Like SAFE-PCI, ADAPTABLE is both a pragmatic clinical trial and a proof of concept. Using PCORnet, researchers will draw collaborators and patients from the six networks’ various clinics, which should represent many settings and patient populations. ADAPTABLE, which was funded by the Patient-Centered Outcomes Research Institute (PCORI), will allow researchers to develop and refine the PCORnet infrastructure. Hernandez says they will evaluate PCORnet’s ability to harness EHR data, assess the quality of data, monitor patient and investigator experiences and determine what part of PCORnet can be recycled in other large-scale trials.

“Right now we have patients coming into the hospital every day and there are probably hundreds if not thousands of questions that lack evidence in terms of what is the right choice for a given therapy or strategy and risk-benefit,” he says. “What has limited us is being able to seamlessly answer those questions without having to build and rebuild networks or sites to do this. This allows us to have a reusable research network that can answer questions hopefully better, faster and cheaper.” 

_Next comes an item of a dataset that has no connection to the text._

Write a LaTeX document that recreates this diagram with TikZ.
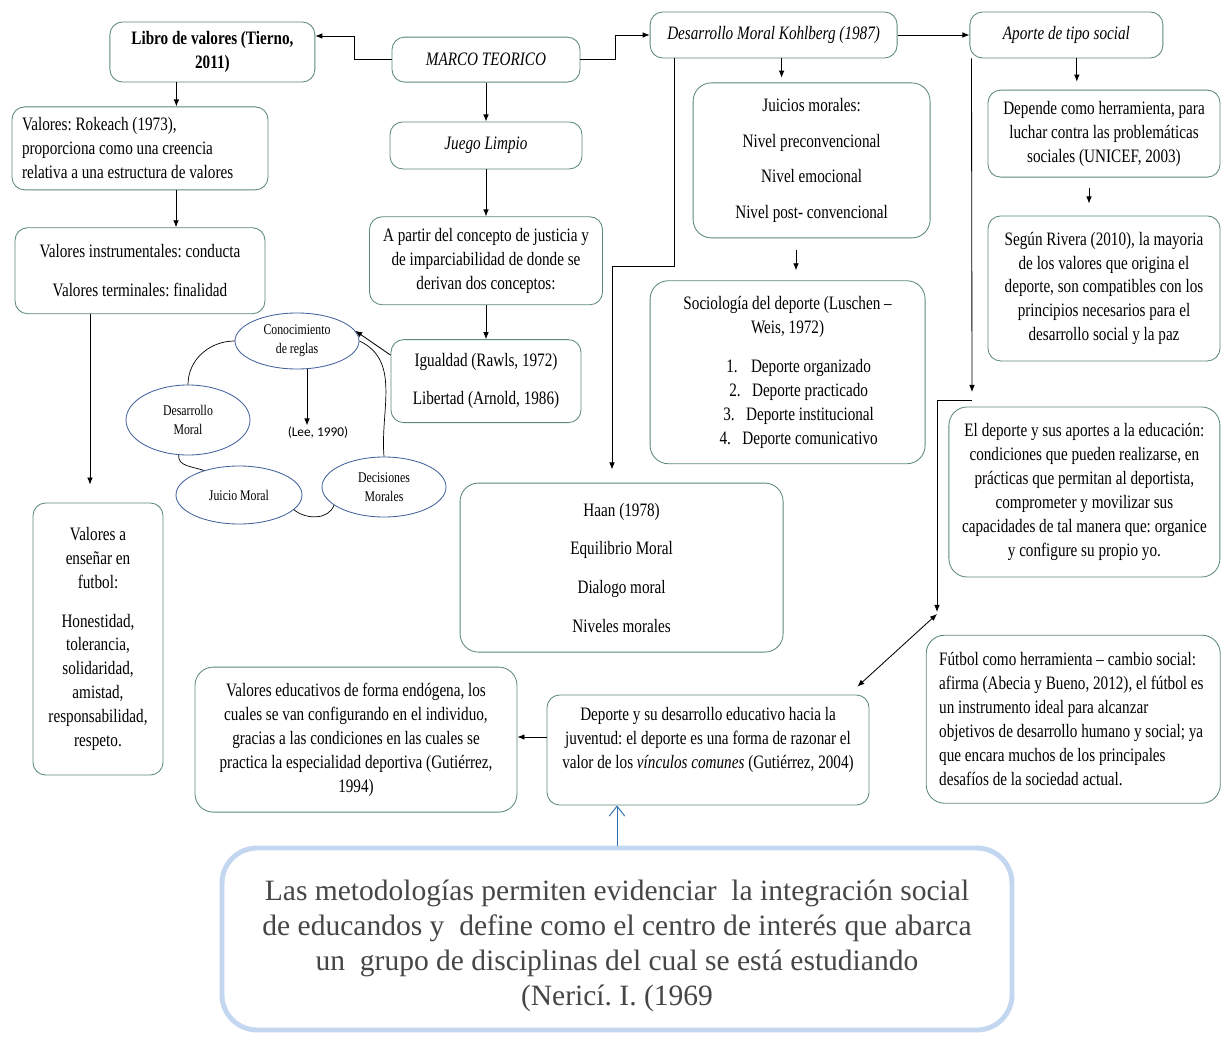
\documentclass[tikz,border=0pt]{standalone}
\usepackage{fontspec}
\setmainfont{Liberation Serif}[FakeStretch=0.8]
\newfontfamily\metfont{Liberation Serif}
\newfontfamily\leefont{Carlito}
\usepackage{tikz}
\usetikzlibrary{
  shapes.geometric,
  arrows.meta,
  positioning,
  calc
}
\usepackage{xcolor}
\definecolor{boxline}{RGB}{92,138,118}
\definecolor{ellline}{RGB}{68,98,158}
\definecolor{metline}{RGB}{196,215,240}
\definecolor{mettext}{RGB}{70,70,70}
\definecolor{bluearrow}{RGB}{52,112,180}
\newcommand{\boxfont}{\fontsize{13.5}{17}\selectfont}
\frenchspacing

\begin{document}
\begin{tikzpicture}[
    font=\boxfont,
    box/.style={rectangle, rounded corners=9pt, draw=boxline, line width=0.6pt,
                fill=white, align=center, inner sep=2pt},
    bigbox/.style={box, rounded corners=13pt},
    oval/.style={ellipse, draw=ellline, line width=0.6pt, align=center, inner sep=0pt,
                 font=\fontsize{10.5}{13.5}\selectfont},
    arr/.style={-{Latex[length=5pt,width=4pt]}, line width=0.6pt},
    dblarr/.style={{Latex[length=5pt,width=4pt]}-{Latex[length=5pt,width=4pt]}, line width=0.6pt},
    uparr/.style={-{Straight Barb[length=7pt,width=11pt]}, draw=bluearrow, line width=0.7pt},
    link/.style={line width=0.5pt},
  ]
    \useasboundingbox (0,0) rectangle (30.55,-25.9);
    \fill[white] (0,0) rectangle (30.55,-25.9);

    %% ── Top row ──────────────────────────────────────────────
    \node[box, minimum width=5.125cm, minimum height=1.5cm, font=\boxfont\bfseries]
          (libro) at (5.31,-1.30) {Libro de valores (Tierno,\\ 2011)};
    \node[box, minimum width=4.7cm, minimum height=1.125cm, font=\boxfont\itshape]
          (marco) at (12.15,-1.49) {MARCO TEORICO};
    \node[box, minimum width=6.175cm, minimum height=1.15cm, font=\boxfont\itshape]
          (kohl) at (19.34,-0.875) {Desarrollo Moral Kohlberg (1987)};
    \node[box, minimum width=4.825cm, minimum height=1.15cm, font=\boxfont\itshape]
          (aporte) at (26.66,-0.875) {Aporte de tipo social};

    %% ── Left column: valores ─────────────────────────────────
    \node[box, minimum width=6.4cm, minimum height=2.075cm, text width=5.9cm,
          align=flush left, inner xsep=0.25cm] (rok) at (3.5,-3.71)
          {Valores: Rokeach (1973),\\ proporciona como una creencia\\ relativa a una estructura de valores};
    \node[box, minimum width=6.25cm, minimum height=2.15cm] (inst) [below=0.925cm of rok]
          {Valores instrumentales: conducta\\[10.5pt] Valores terminales: finalidad};
    \node[box, minimum width=3.25cm, minimum height=6.8cm] (ense) at (2.45,-15.975)
          {Valores a\\ enseñar en\\ futbol:\\[10.5pt] Honestidad,\\ tolerancia,\\ solidaridad,\\
           amistad,\\ responsabilidad,\\ respeto.};

    %% ── Middle column: juego limpio ──────────────────────────
    \node[box, minimum width=4.8cm, minimum height=1.175cm, font=\boxfont\itshape]
          (juego) [below=0.975cm of marco] {Juego Limpio};
    \node[box, minimum width=5.825cm, minimum height=2.2cm] (partir) [below=1.175cm of juego]
          {A partir del concepto de justicia y\\ de imparciabilidad de donde se\\ derivan dos conceptos:};
    \node[box, minimum width=4.75cm, minimum height=2.075cm] (igual) [below=0.85cm of partir]
          {Igualdad (Rawls, 1972)\\[10pt] Libertad (Arnold, 1986)};

    %% ── Ovals ────────────────────────────────────────────────
    \node[oval, minimum width=3.1cm, minimum height=1.4cm] (conoc) at (7.425,-8.525)
          {Conocimiento\\ de reglas};
    \node[oval, minimum width=3.1cm, minimum height=1.75cm] (desm) at (4.7,-10.5)
          {Desarrollo\\ Moral};
    \node[oval, minimum width=3.15cm, minimum height=1.45cm] (juicio) at (5.975,-12.375)
          {Juicio Moral};
    \node[oval, minimum width=3.1cm, minimum height=1.5cm] (decis) at (9.6,-12.175)
          {Decisiones\\ Morales};
    \node[font=\leefont\fontsize{9.5}{11}\selectfont, inner sep=1pt] (lee) at (7.95,-10.825)
          {(Lee, 1990)};

    %% ── Kohlberg column ──────────────────────────────────────
    \node[bigbox, minimum width=5.925cm, minimum height=3.875cm] (juic) at (20.29,-4.01)
          {Juicios morales:\\[8.5pt] Nivel preconvencional\\[8.5pt] Nivel emocional\\[8.5pt]
           Nivel post- convencional};
    \node[bigbox, minimum width=6.875cm, minimum height=4.575cm] (socio)
          [below=1.05cm of juic, xshift=-0.6cm]
          {Sociología del deporte (Luschen --\\ Weis, 1972)\\[11pt]
           \hspace*{0.55cm}1.\hspace{0.7em}Deporte organizado\\
           \hspace*{0.55cm}2.\hspace{0.6em}Deporte practicado\\
           \hspace*{0.55cm}3.\hspace{0.6em}Deporte institucional\\
           \hspace*{0.55cm}4.\hspace{0.6em}Deporte comunicativo};
    \node[bigbox, minimum width=8.075cm, minimum height=4.225cm] (haan) at (15.54,-14.19)
          {Haan (1978)\\[10.5pt] Equilibrio Moral\\[10.5pt] Dialogo moral\\[10.5pt] Niveles morales};

    %% ── Right column: aporte social ──────────────────────────
    \node[box, minimum width=5.8cm, minimum height=2.175cm] (dep) at (27.6,-3.34)
          {Depende como herramienta, para\\ luchar contra las problemáticas\\ sociales (UNICEF, 2003)};
    \node[box, minimum width=5.8cm, minimum height=3.625cm] (riv) [below=0.95cm of dep]
          {Según Rivera (2010), la mayoria\\ de los valores que origina el\\
           deporte, son compatibles con los\\ principios necesarios para el\\ desarrollo social y la paz};
    \node[bigbox, minimum width=6.775cm, minimum height=4.25cm] (dedu) at (27.11,-12.3)
          {El deporte y sus aportes a la educación:\\ condiciones que pueden realizarse, en\\
           prácticas que permitan al deportista,\\ comprometer y movilizar sus\\
           capacidades de tal manera que: organice\\ y configure su propio yo.};
    \node[bigbox, minimum width=7.35cm, minimum height=4.2cm, text width=6.7cm,
          align=flush left, inner xsep=0.325cm] (futb) at (26.83,-17.98)
          {Fútbol como herramienta -- cambio social:\\ afirma (Abecia y Bueno, 2012), el fútbol es\\
           un instrumento ideal para alcanzar\\ objetivos de desarrollo humano y social; ya\\
           que encara muchos de los principales\\ desafíos de la sociedad actual.};

    %% ── Bottom row ───────────────────────────────────────────
    \node[box, minimum width=8.05cm, minimum height=2.75cm] (devj) at (17.7,-18.75)
          {Deporte y su desarrollo educativo hacia la\\ juventud: el deporte es una forma de razonar el\\
           valor de los \textit{vínculos comunes} (Gutiérrez, 2004)\rule[-17pt]{0pt}{17pt}};
    \node[bigbox, minimum width=8.05cm, minimum height=3.625cm] (valedu) at (8.9,-18.49)
          {Valores educativos de forma endógena, los\\ cuales se van configurando en el individuo,\\
           gracias a las condiciones en las cuales se\\ practica la especialidad deportiva (Gutiérrez,\\ 1994)};
    \node[box, draw=metline, line width=3.5pt, rounded corners=25pt, text=mettext,
          minimum width=19.75cm, minimum height=4.55cm,
          font=\metfont\fontsize{21}{24.9}\selectfont] (metod) at (15.425,-23.475)
          {\rule{0pt}{25pt}Las metodologías permiten evidenciar\ \ la integración social\\
           de educandos y\ \ define como el centro de interés que abarca\\
           un\ \ grupo de disciplinas del cual se está estudiando\\ (Nericí. I. (1969};

    \coordinate (adrop) at (24.3,-10);
    \coordinate (aleft) at (23.425,-10);
    \coordinate (afoot) at (23.425,-15.3);

    %% ── Arrows: top ──────────────────────────────────────────
    \draw[arr] (marco.west) -- ++(-0.925,0) |- ([yshift=0.4cm]libro.east);
    \draw[arr] (marco.east) -- ++(0.875,0) |- (kohl.west);
    \draw[arr] (kohl.east) -- (aporte.west);

    %% ── Left column ──────────────────────────────────────────
    \draw[arr] ([xshift=-0.9cm]libro.south) -- ([xshift=-0.9cm]libro.south |- rok.north);
    \draw[arr] ([xshift=0.9cm]rok.south) -- ([xshift=0.9cm]rok.south |- inst.north);
    \draw[arr] ([xshift=-1.25cm]inst.south) -- ([xshift=-1.25cm, yshift=0.45cm]inst.south |- ense.north);

    %% ── Middle column ────────────────────────────────────────
    \draw[arr] (marco.south) -- (juego.north);
    \draw[arr] (juego.south) -- (partir.north);
    \draw[arr] (partir.south) -- (igual.north);
    \draw[arr] ([yshift=0.65cm]igual.west) -- (conoc.10);
    \draw[arr] ([xshift=0.25cm]conoc.south) -- ([xshift=0.25cm]conoc.south |- lee.north);
    \draw[link] (conoc.west) to[out=180, in=90] (desm.north);
    \draw[link] (desm.255) to[out=-95, in=160] (juicio.145);
    \draw[link] (juicio.-15) to[out=-40, in=-110] (decis.200);
    \draw[link] (decis.north) to[out=95, in=-25] (conoc.east);

    %% ── Kohlberg column ──────────────────────────────────────
    \draw[arr] ([xshift=0.2cm]kohl.south) -- ([xshift=0.2cm, yshift=0.12cm]kohl.south |- juic.north);
    \draw[arr, shorten <=0.3cm] ([xshift=-0.39cm]juic.south) -- ([xshift=-0.39cm, yshift=0.25cm]juic.south |- socio.north);
    \draw[arr] ([xshift=0.625cm]kohl.south west) -- ++(0,-5.2) -| ([xshift=-0.24cm, yshift=0.33cm]haan.north);

    %% ── Right column ─────────────────────────────────────────
    \draw[arr] ([xshift=0.26cm]aporte.south) -- ([xshift=0.26cm, yshift=0.2cm]aporte.south |- dep.north);
    \draw[arr, shorten <=0.25cm] ([xshift=-0.375cm]dep.south) -- ([xshift=-0.375cm, yshift=0.3cm]dep.south |- riv.north);
    \draw[arr] ([xshift=0.05cm]aporte.south west) -- ([yshift=0.2cm]adrop);
    \draw[arr] (adrop) -- (aleft) -- (afoot);
    \draw[dblarr] ([yshift=-0.05cm]afoot) -- ([xshift=-0.3cm, yshift=0.2cm]devj.north east);

    %% ── Bottom row ───────────────────────────────────────────
    \draw[arr] ([yshift=0.325cm]devj.west) -- ([yshift=0.325cm]devj.west -| valedu.east);
    \draw[uparr] (metod.north) -- (metod.north |- devj.south);

  \end{tikzpicture}
\end{document}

The Holy Grail may be the randomized registry-controlled TASTE (Thrombus Aspiration in ST-Elevation Myocardial Infarction in Scandinavia) trial. The researchers enrolled 7,244 patients through the Swedish Coronary Angiography and Angioplasty Registry, which is part of a national Internet-based real-time registry. By one account, TASTE cost a mere $350,000 to conduct, excluding infrastructure costs shouldered by the Swedish government.

“I think there are great lessons from the Swedish example, from the NCRI example and hopefully from PCORI, that there will be better ways of doing clinical research,” Harrington says. Registry-based randomized clinical trials in the U.S. may never reach the efficiencies of a small and well-networked nation like Sweden, he admits. But applying knowledge gained to create a robust infrastructure in the U.S. should help usher in a new way of providing evidence-based care.